Robert’s history of  Grand Central is complete,  but the excitement surrounding  the terminal’s renewal,  in  many ways, lays the foundation of the renewal of New York City itself,  and the indomitable spirit of  New Yorker’s following the city-wide declines during the 1970s. This spirit, prevalent  today, harkens back to the introduction of a popular radio program in the 1940s on NBC titled Grand Central Station. See if you don’t agree that even though the 20th Century Limited and Empire Express are distant memories,  the preamble to each radio show remains real  as you walk through Grand Central today.

As a bullet seeks its target, shining rails in every part of our great country are aimed at Grand Central Station, heart of the nations greatest city.

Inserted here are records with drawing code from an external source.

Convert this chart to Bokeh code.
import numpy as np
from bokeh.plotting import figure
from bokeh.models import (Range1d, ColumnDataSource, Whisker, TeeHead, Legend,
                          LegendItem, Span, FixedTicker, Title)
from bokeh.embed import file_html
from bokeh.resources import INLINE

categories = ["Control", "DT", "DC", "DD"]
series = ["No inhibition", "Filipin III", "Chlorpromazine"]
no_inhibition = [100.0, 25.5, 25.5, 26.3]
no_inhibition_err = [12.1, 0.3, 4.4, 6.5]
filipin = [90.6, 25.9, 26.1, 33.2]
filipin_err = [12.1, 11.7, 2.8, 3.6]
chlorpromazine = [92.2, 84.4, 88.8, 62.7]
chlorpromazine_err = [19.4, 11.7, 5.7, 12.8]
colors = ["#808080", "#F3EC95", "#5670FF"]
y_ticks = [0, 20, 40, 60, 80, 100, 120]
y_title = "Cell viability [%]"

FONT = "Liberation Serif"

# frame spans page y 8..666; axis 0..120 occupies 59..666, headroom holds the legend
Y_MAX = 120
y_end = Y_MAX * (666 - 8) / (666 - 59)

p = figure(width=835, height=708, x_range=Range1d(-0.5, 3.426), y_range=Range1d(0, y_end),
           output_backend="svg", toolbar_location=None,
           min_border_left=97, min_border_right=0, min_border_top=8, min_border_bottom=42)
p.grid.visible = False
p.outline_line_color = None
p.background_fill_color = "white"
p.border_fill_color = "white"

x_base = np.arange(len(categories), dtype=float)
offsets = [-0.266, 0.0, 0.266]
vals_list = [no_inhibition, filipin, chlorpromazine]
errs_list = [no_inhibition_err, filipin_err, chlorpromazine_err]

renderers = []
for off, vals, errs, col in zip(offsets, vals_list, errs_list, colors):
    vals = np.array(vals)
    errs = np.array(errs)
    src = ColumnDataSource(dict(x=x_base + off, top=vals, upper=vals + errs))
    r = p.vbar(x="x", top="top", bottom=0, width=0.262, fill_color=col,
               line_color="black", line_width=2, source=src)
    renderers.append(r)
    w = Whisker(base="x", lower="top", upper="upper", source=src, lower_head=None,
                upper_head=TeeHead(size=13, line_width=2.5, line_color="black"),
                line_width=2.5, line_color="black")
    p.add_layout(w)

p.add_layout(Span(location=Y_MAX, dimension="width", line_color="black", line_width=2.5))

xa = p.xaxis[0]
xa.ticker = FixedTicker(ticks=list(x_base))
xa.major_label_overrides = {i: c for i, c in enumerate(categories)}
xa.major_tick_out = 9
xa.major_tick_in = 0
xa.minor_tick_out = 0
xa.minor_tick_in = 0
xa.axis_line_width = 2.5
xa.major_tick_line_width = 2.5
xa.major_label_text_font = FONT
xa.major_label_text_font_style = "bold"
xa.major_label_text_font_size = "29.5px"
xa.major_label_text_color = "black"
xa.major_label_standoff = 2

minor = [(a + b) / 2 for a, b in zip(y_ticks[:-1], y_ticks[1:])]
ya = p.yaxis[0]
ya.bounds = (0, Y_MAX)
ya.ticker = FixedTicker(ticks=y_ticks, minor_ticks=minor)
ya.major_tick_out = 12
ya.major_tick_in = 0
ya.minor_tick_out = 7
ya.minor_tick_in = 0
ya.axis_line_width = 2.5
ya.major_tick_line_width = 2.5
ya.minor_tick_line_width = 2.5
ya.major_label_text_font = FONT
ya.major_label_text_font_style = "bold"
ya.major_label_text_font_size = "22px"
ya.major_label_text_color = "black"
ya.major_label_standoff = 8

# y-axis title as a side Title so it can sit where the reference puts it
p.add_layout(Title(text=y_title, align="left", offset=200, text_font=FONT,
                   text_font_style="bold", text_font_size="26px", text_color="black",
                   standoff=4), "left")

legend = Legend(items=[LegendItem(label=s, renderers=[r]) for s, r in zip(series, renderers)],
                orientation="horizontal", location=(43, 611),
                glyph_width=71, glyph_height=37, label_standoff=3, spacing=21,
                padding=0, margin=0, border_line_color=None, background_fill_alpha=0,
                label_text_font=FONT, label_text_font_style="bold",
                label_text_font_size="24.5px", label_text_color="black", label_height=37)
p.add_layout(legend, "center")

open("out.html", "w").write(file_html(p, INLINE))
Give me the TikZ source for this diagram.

Drawn by the magnetic force of the fantastic metropolis, day and night great trains rush toward the Hudson River, sweep down its eastern bank for 140 miles, flash briefly by the long red row of tenement houses south of 125th Street, dive with a roar into the two-and-one-haf-mile tunnel which burrows beneath the glitter and swank of Park Avenue, and then…Grand Central Station! Crossroads of a million private lives! Gigantic stage on which are played a thousand dramas daily. 

Sam Roberts has given anyone who has ever paced the marble floors of Grand Central a great gift.  Beyond rails, renovation, railroad barons , conductors, porters and engineers, this is the story of how for over 100 years a building   has played such a huge role in defining New York City.  For those of us for whom Grand Central has been part of our lives we owe Sam Roberts a special debt of gratitude. Grand Central celebrates a victory for a city we love.

Sam Roberts has covered New York City for the Daily News and the New York Times for over 40 years. He has written seven books of non-fiction including The Changing Face of America in the 21st Century.